Jupyter notebooks are a powerful and popular tool that provides an interactive computing environment, combining code, data visualization, and explanatory text, making it easier to work with data and share insights. Data scientists use Jupyter notebooks for various tasks throughout the data analysis and machine learning lifecycle like exploratory data analysis (EDA), data preprocessing, visualization, model development, evaluation and validation, etc. For many of these usecases, just installing Jupyter Notebook on your laptop is enough to get started. However, for many companies and organizations, this is not an option and we need hosted Jupyter notebooks.

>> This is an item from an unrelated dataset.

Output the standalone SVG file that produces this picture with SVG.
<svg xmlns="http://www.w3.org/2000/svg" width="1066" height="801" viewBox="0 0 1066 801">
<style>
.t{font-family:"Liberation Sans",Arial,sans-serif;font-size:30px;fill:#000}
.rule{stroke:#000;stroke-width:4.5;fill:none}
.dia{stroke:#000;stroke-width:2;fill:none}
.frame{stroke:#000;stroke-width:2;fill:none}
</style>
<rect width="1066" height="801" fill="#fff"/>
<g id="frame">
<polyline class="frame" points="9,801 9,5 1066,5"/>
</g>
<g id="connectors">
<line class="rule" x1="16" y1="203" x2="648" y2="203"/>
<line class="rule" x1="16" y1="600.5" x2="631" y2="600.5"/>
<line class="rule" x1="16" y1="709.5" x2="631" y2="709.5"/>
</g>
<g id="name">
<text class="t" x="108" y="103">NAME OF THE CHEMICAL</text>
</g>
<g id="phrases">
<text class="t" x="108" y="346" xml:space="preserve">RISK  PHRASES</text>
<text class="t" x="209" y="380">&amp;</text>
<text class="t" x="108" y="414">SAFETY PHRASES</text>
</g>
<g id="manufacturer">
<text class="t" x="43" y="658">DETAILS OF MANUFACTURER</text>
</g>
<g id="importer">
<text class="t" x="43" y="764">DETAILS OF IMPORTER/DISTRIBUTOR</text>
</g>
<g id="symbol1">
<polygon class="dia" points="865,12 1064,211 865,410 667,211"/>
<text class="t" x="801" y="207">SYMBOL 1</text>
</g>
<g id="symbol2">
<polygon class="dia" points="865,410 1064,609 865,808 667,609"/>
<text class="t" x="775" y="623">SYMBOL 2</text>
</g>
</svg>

Here are the options that a company can have today to provide access to Jupyter Notebook to its engineers:
DS/MLEs can set up the environment and run a jupyter-server on a VM which can be used for running the workloads. Here is a simple guide on how you can run jupyterlab on an ec2 instance.
👍
Pros: - Gives full control of the machine in the hand of a DS- The whole environment is persistent. The VM can be stopped and restarted in the same state.
👎
Cons:- Large cloud computing cost - There will be no auto-stop feature. DS can start a VM and can be left unutilized for a large part of the time thereby increasing the costs.- Difficult to manage and track a large number of VMs centrally. - DS needs to set up a lot of things to set up the workbench for starting the experimentation.- Difficulty in reproducibility - DS might have installed a bunch of packages which are not tracked anymore and it takes a lot of time to productionize that code which runs on that VM.
Another option can be using a managed solution like AWS Sagemaker, Vertex AI Notebooks, or Azure ML Notebooks. While each of these methods has advantages, here are a few pros and cons of these in general.

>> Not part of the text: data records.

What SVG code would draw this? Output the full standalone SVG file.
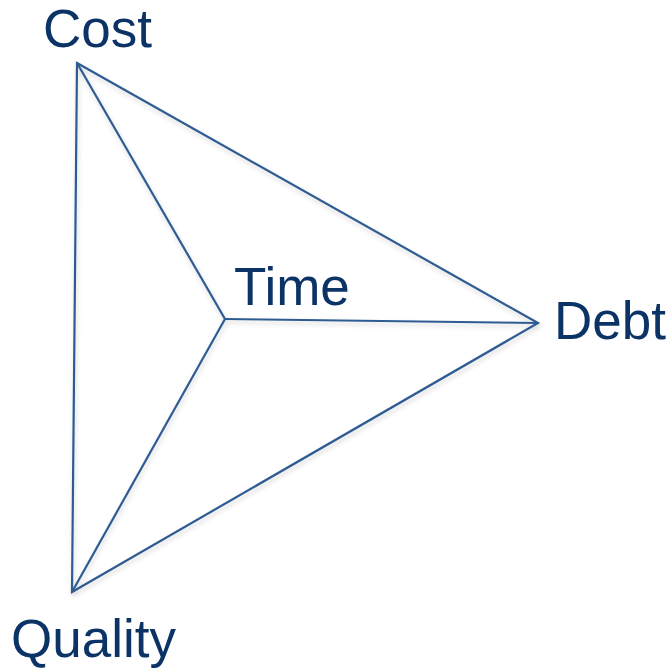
<svg xmlns="http://www.w3.org/2000/svg" width="671" height="670" viewBox="0 0 671 670">
  <defs>
    <style>
      .edge { fill: none; stroke: #2f5b92; stroke-width: 2.2; stroke-linejoin: miter; }
      .label { font-family: "Liberation Sans", Arial, sans-serif; font-size: 53px; fill: #0b3366; }
    </style>
    <filter id="shadow" x="-10%" y="-10%" width="120%" height="120%">
      <feGaussianBlur in="SourceAlpha" stdDeviation="2.5"/>
      <feOffset dx="1" dy="3" result="b"/>
      <feComponentTransfer><feFuncA type="linear" slope="0.18"/></feComponentTransfer>
      <feMerge><feMergeNode/><feMergeNode in="SourceGraphic"/></feMerge>
    </filter>
  </defs>
  <rect width="671" height="670" fill="#ffffff"/>
  <g id="connectors" filter="url(#shadow)">
    <polygon class="edge" points="77,63 538,323 72,592"/>
    <line class="edge" x1="77" y1="63" x2="225" y2="319"/>
    <line class="edge" x1="225" y1="319" x2="538" y2="323"/>
    <line class="edge" x1="225" y1="319" x2="72" y2="592"/>
  </g>
  <g id="cost"><text class="label" x="43" y="47">Cost</text></g>
  <g id="time"><text class="label" x="234" y="305">Time</text></g>
  <g id="debt"><text class="label" x="554" y="339">Debt</text></g>
  <g id="quality"><text class="label" x="11" y="657">Quality</text></g>
</svg>
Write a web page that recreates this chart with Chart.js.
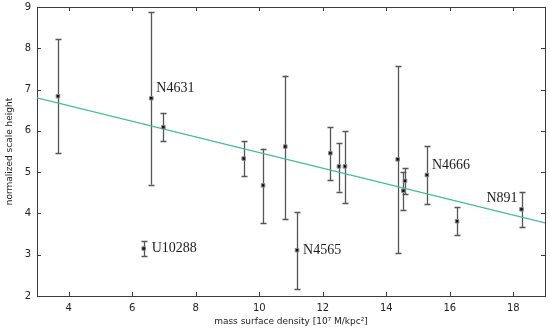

Let us discuss what each of these fields means:
Another option can be hosting notebooks over Kubernetes, but it comes with its own set of challenges as data scientists cannot directly interact with Kubernetes and need software in between that provides a simple interface to launch Jupyter notebooks. Lets us see what are the options available in this:
Kubeflow Notebook Operator:Kubeflow helps to make deployments of machine learning (ML) workflows on Kubernetes simple, portable, and scalable. It has a notebook feature that helps to manage and run notebooks easily.While Kubeflow is a large open-sourced project which provides a lot of features for Machine Learning use cases, it is very difficult to install and manage Kubeflow by yourself.
Pros:- Easy to launch and manage notebooks for DS- Persistent home directory backed by a disk- Option for pre-defined images for sklearn, pytorch, and tensorflow which comes with all installed dependencies.- Open-sourced code-base- Get a culling feature that stops notebooks after some time of inactivity.

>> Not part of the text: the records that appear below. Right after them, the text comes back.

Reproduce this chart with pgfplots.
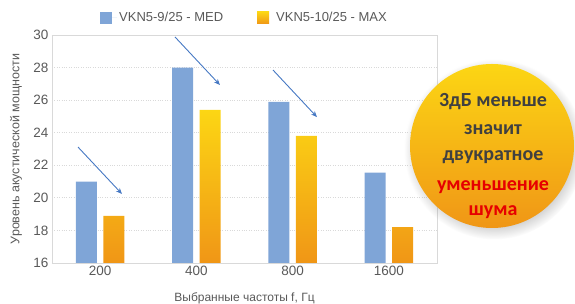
\documentclass[border=0pt]{standalone}
\usepackage{pgfplots}
\pgfplotsset{compat=1.18}
\usepackage{fontspec}
\setmainfont{Liberation Sans}
\newfontfamily\carlito{Carlito}
\usetikzlibrary{shadows,arrows.meta}
\definecolor{barblue}{RGB}{127,165,215}
\definecolor{ytop}{RGB}{252,214,20}
\definecolor{ybot}{RGB}{240,150,22}
\definecolor{arrowblue}{RGB}{70,120,195}
\definecolor{txtgray}{RGB}{89,89,89}
\definecolor{gridgray}{RGB}{217,217,217}
\definecolor{circtxt}{RGB}{64,64,64}
\definecolor{circred}{RGB}{230,0,0}
\begin{document}
\begin{tikzpicture}
\useasboundingbox (-52pt,-41pt) rectangle (523pt,263pt);
\begin{axis}[
  at={(0pt,0pt)}, anchor=south west,
  scale only axis, width=385pt, height=228pt,
  ybar=6.5pt, bar width=21pt,
  xmin=-0.5, xmax=3.5, ymin=0, ymax=14,
  y filter/.expression={y-16},
  xtick={0,1,2,3}, xticklabels={200,400,800,1600},
  ytick={0,2,...,14}, yticklabels={16,18,20,22,24,26,28,30},
  major tick length=0pt,
  ymajorgrids, grid style={gridgray, dotted, line width=0.8pt},
  axis line style={gridgray},
  tick label style={font=\fontsize{13.5}{15}\selectfont, text=txtgray},
  /pgf/number format/assume math mode=true,
  xlabel={Выбранные частоты f, Гц},
  ylabel={Уровень акустической мощности},
  xlabel style={at={(axis description cs:0.5,-0.154)}, anchor=center, font=\fontsize{12}{14}\selectfont, text=txtgray},
  ylabel style={at={(axis description cs:-0.0935,0.5)}, anchor=center, font=\fontsize{12.5}{14}\selectfont, text=txtgray},
  legend style={at={(axis description cs:0.5,1.0746)}, anchor=center, draw=none, fill=none,
    font=\fontsize{13}{15}\selectfont, text=txtgray, legend columns=2,
    /tikz/every even column/.append style={column sep=32pt}},
  legend image code/.code={\path[#1, draw=none] (0pt,-6pt) rectangle (12pt,6pt);\path (0pt,0pt) -- (17pt,0pt);},
  clip=false,
]
\addplot[fill=barblue, draw=none] coordinates {(0,21) (1,28) (2,25.9) (3,21.55)};
\addlegendentry{VKN5-9/25 - MED}
\addplot[draw=none, top color=ytop, bottom color=ybot] coordinates {(0,18.9) (1,25.4) (2,23.8) (3,18.2)};
\addlegendentry{VKN5-10/25 - MAX}
\draw[arrowblue, line width=0.9pt, -{Stealth[length=6pt,width=5pt]}] (axis cs:-0.23,7.12) -- (axis cs:0.227,4.24);
\draw[arrowblue, line width=0.9pt, -{Stealth[length=6pt,width=5pt]}] (axis cs:0.778,13.88) -- (axis cs:1.245,10.93);
\draw[arrowblue, line width=0.9pt, -{Stealth[length=6pt,width=5pt]}] (axis cs:1.796,11.85) -- (axis cs:2.253,8.96);
\end{axis}
\path[top color=ytop, bottom color=ybot, circular drop shadow={shadow xshift=2pt, shadow yshift=-3pt, opacity=0.35}] (440pt,117pt) circle (82pt);
\begin{scope}[every node/.style={anchor=center, font=\carlito\bfseries\fontsize{20}{24}\selectfont}]
\node[text=circtxt] at (441pt,161pt) {3дБ меньше};
\node[text=circtxt] at (441pt,133pt) {значит};
\node[text=circtxt] at (441pt,106pt) {двукратное};
\node[text=circred] at (441pt,76pt) {уменьшение};
\node[text=circred] at (441pt,51pt) {шума};
\end{scope}
\end{tikzpicture}
\end{document}
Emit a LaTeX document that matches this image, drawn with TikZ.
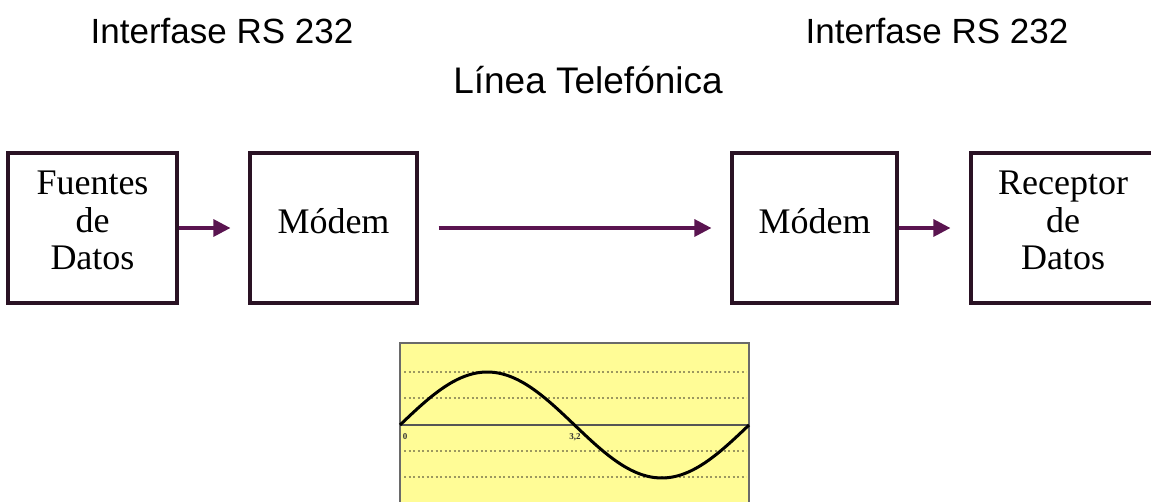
\documentclass[tikz,border=0pt]{standalone}
\usepackage{fontspec}
\setmainfont{Liberation Serif}
\newfontfamily\headfont{Liberation Sans}
\usetikzlibrary{arrows.meta}
\definecolor{boxline}{HTML}{2A1224}
\definecolor{arrowcol}{HTML}{5A1450}
\definecolor{plotfill}{HTML}{FFFC96}
\definecolor{gridcol}{HTML}{9C9860}
\definecolor{framecol}{HTML}{6A6A6A}
\begin{document}
\begin{tikzpicture}[x=1pt,y=-1pt,
  blockbox/.style={draw=boxline,line width=3.2pt,minimum height=150pt,
    align=center,inner sep=0pt,text depth=15pt,font=\fontsize{36}{37.5}\selectfont},
  flow/.style={draw=arrowcol,line width=3.2pt,-{Triangle[length=17pt,width=17pt]}},
  heading/.style={font=\headfont\fontsize{35}{40}\selectfont,inner sep=0pt},
  gridline/.style={draw=gridcol,line width=1.2pt,dash pattern=on 2pt off 2.5pt}]
\useasboundingbox (0,0) rectangle (1151,502);

% titles
\node[heading] (ifl) at (222,31) {Interfase RS 232};
\node[heading] (ifr) at (937,31) {Interfase RS 232};
\node[heading,font=\headfont\fontsize{37}{40}\selectfont] (line) at (588,80) {Línea Telefónica};

% blocks
\node[blockbox,minimum width=169pt] (src) at (92.5,228) {Fuentes\\de\\Datos};
\node[blockbox,minimum width=167pt] (mod1) at (333.5,228) {Módem};
\node[blockbox,minimum width=165pt] (mod2) at (814.5,228) {Módem};
\node[blockbox,minimum width=184pt] (dst) at (1063,228) {Receptor\\de\\Datos};

% connectors
\draw[flow,shorten >=18pt] (src.east) -- (mod1.west);
\draw[flow,shorten <=20pt,shorten >=19pt] (mod1.east) -- (mod2.west);
\draw[flow,shorten >=19pt] (mod2.east) -- (dst.west);

% line signal plot
\fill[plotfill] (400,343) rectangle (749,506);
\foreach \yy in {372,398,451,477}
  \draw[gridline] (404,\yy) -- (746,\yy);
\draw[framecol,line width=2pt] (400,506) -- (400,343) -- (749,343) -- (749,506);
\draw[framecol!80!black,line width=1.4pt] (400,425) -- (749,425);
\draw[black,line width=3pt,line join=round]
  plot[domain=0:360,samples=120] ({400+0.969444*\x},{425-53*sin(\x)});
\node[font=\bfseries\fontsize{9}{10}\selectfont,text=black!80,inner sep=0pt] (zero) at (405,437) {0};
\node[font=\bfseries\fontsize{9}{10}\selectfont,text=black!80,inner sep=0pt] (half) at (575,437) {3,2};
\end{tikzpicture}
\end{document}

Cons: - Difficult to set up Kubeflow on Kubernetes. It takes a lot of time to install and maintain Kubeflow - For providing notebooks in multiple regions, different Kubernetes clusters need to be created and Kubeflow needs to be installed on every single cluster - leading to high infrastructure and maintainenance costs. - Python packages are by default not persistent, which means you need to install packages each time you restart - No direct way to gain root access to the container [ can be useful for multiple use cases ] - Stopping notebooks cannot be configured on a per notebook level and is a global setting.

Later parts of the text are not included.